Data extract —
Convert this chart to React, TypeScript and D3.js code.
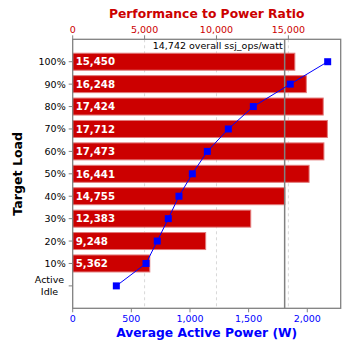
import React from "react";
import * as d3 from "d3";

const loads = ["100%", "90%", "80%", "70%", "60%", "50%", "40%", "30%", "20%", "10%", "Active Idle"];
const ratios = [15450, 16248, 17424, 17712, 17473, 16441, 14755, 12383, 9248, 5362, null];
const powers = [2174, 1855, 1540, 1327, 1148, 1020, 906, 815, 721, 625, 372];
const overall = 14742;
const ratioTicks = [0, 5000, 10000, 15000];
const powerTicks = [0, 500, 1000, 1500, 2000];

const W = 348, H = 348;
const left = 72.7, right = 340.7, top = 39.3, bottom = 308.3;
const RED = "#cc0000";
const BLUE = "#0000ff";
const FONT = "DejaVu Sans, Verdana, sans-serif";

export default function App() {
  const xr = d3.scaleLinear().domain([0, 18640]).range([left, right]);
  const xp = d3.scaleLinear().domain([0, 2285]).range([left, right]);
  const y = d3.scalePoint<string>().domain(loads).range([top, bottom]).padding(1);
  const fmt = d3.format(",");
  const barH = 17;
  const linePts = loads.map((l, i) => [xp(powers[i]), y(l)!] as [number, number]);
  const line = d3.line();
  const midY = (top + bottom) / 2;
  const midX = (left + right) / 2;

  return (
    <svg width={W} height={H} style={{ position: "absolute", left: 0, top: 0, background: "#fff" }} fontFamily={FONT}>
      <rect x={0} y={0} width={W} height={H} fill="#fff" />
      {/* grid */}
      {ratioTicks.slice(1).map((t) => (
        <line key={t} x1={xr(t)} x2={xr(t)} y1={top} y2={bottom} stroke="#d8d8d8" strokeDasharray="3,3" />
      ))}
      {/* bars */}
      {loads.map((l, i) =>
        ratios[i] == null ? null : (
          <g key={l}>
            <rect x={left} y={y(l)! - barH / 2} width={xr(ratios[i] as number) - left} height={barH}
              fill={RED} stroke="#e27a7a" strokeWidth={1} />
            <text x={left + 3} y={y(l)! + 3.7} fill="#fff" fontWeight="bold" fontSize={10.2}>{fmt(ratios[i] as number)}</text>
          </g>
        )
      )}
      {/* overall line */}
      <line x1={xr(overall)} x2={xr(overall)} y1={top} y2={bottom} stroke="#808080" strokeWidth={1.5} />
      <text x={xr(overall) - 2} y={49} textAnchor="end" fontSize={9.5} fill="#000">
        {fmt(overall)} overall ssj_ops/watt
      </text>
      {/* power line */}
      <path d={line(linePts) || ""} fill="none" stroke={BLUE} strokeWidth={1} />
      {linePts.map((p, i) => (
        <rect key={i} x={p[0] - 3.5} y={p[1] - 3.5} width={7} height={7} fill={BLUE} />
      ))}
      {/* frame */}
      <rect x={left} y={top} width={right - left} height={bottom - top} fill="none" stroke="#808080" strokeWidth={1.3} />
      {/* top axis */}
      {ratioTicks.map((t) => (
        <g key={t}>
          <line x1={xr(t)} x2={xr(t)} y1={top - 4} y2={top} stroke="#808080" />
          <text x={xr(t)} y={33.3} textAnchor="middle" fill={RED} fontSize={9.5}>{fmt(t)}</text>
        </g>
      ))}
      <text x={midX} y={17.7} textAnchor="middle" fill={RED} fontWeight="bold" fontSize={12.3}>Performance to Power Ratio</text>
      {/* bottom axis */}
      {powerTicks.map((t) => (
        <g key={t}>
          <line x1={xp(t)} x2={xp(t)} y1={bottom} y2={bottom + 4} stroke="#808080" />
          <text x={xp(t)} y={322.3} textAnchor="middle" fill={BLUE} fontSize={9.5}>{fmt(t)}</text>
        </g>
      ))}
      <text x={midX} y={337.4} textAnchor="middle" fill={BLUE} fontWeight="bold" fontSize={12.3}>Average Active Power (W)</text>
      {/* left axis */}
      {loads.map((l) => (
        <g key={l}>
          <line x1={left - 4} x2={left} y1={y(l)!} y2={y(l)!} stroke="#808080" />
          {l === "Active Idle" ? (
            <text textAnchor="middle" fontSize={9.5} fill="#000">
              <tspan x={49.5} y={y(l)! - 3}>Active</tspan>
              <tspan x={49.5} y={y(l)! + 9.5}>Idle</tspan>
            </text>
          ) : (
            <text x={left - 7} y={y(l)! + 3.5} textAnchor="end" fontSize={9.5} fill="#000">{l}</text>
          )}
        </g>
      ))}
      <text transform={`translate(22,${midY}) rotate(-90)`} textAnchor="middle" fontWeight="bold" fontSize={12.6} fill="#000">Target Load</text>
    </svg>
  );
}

Task details —
Please repeat exactly the data above from its first line to the line that contains "import * as", inclusive, and leave every picture out.

Solved problem —
Convert this chart to React, TypeScript and D3.js code.
import React from "react";
import * as d3 from "d3";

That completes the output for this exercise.